# Exercise data start

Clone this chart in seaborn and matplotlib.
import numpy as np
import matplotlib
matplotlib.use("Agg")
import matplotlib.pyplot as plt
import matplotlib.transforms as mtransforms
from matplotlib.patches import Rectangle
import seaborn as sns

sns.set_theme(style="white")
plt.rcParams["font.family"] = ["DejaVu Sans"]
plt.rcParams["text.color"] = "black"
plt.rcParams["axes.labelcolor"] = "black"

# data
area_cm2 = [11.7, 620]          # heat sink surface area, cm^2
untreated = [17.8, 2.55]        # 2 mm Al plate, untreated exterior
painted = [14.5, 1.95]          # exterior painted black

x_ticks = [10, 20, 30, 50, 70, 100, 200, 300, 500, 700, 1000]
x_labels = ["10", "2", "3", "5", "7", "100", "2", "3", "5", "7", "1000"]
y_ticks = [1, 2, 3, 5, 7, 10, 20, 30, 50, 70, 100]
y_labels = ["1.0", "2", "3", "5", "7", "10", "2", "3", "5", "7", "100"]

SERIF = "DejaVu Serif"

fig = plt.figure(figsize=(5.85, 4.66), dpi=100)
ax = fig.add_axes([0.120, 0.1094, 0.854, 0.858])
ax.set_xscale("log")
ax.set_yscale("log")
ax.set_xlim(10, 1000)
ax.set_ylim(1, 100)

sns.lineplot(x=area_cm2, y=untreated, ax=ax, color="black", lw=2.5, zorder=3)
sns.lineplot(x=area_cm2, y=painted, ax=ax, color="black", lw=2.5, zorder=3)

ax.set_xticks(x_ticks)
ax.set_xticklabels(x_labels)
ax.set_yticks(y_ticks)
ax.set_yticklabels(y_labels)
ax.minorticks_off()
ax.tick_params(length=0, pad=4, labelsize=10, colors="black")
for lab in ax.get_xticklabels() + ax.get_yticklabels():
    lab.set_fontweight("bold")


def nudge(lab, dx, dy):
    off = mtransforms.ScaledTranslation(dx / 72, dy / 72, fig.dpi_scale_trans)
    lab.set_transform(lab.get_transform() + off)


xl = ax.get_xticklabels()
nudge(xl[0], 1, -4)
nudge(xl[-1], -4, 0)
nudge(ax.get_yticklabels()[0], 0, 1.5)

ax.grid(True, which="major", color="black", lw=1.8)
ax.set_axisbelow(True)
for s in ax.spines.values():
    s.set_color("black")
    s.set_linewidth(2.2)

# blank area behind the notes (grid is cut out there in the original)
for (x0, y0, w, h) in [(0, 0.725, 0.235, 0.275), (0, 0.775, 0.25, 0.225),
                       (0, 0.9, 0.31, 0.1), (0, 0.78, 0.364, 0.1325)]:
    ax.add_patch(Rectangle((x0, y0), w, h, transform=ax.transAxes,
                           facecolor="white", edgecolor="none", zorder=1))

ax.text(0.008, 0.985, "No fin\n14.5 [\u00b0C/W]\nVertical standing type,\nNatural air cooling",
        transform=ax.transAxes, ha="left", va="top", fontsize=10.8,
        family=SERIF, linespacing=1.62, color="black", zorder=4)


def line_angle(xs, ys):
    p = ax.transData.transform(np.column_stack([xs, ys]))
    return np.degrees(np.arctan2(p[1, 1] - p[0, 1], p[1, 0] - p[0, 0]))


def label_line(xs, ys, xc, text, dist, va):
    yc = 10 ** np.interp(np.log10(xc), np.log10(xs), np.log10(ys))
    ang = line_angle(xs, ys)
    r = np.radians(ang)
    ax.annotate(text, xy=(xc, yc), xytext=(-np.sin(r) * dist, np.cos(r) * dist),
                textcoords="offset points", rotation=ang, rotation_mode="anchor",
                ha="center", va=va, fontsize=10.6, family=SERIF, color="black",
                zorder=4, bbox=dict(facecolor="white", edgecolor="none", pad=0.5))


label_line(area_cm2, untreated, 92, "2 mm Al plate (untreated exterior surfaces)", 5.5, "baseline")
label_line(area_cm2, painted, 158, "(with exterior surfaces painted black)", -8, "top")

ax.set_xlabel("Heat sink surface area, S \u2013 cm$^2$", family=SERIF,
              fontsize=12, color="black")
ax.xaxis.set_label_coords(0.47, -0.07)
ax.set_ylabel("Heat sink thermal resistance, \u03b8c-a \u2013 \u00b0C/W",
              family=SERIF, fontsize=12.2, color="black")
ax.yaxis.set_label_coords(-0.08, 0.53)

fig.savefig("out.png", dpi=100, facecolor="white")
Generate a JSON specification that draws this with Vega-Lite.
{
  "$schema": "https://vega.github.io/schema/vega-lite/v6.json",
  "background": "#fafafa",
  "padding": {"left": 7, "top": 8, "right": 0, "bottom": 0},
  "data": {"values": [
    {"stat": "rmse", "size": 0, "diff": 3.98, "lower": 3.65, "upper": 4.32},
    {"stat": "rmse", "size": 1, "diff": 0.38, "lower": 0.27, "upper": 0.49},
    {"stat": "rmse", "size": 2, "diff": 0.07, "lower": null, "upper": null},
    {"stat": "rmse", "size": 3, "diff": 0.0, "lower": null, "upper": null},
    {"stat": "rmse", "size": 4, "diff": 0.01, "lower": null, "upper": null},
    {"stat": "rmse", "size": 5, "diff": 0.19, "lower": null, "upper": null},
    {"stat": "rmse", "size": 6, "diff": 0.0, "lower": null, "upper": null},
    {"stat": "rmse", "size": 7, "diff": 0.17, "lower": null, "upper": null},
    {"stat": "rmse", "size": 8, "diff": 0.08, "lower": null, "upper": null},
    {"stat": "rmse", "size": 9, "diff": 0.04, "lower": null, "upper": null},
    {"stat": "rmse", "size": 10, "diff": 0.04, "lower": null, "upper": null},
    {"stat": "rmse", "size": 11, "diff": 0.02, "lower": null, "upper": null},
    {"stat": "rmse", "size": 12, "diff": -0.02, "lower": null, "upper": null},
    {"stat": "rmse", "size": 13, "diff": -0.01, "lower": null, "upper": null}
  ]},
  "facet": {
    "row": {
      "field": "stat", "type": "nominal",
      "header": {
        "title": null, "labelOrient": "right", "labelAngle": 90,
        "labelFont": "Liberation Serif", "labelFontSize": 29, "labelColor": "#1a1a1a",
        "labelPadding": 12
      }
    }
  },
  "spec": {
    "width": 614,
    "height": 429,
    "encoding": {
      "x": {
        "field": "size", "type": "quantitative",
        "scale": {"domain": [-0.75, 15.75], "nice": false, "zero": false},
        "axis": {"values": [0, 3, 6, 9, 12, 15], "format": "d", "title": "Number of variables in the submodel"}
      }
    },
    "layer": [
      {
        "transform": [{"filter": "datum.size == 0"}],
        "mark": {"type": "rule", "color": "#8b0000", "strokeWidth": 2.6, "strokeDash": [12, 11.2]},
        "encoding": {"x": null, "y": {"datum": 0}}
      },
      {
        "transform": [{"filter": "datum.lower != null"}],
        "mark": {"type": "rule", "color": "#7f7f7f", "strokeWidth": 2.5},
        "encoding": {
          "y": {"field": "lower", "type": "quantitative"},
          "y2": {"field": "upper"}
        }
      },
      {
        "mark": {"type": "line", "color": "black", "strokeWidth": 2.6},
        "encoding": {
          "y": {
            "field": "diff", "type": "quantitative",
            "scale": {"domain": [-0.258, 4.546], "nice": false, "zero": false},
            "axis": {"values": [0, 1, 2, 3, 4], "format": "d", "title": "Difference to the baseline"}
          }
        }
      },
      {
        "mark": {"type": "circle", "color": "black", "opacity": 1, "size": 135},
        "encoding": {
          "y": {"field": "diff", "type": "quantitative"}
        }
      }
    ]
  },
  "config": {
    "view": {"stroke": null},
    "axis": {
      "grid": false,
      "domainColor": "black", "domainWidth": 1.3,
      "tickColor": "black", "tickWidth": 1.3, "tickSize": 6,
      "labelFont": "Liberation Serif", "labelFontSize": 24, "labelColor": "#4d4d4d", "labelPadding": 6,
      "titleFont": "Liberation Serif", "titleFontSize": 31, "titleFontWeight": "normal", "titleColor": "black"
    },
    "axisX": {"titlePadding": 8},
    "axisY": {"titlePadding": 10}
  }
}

# Exercise data end

◆ Exercise details:
Please list every line of the records that contains "with".

◆ Full response:
label_line(area_cm2, painted, 158, "(with exterior surfaces painted black)", -8, "top")
Generate a JSON specification that draws this with Vega-Lite.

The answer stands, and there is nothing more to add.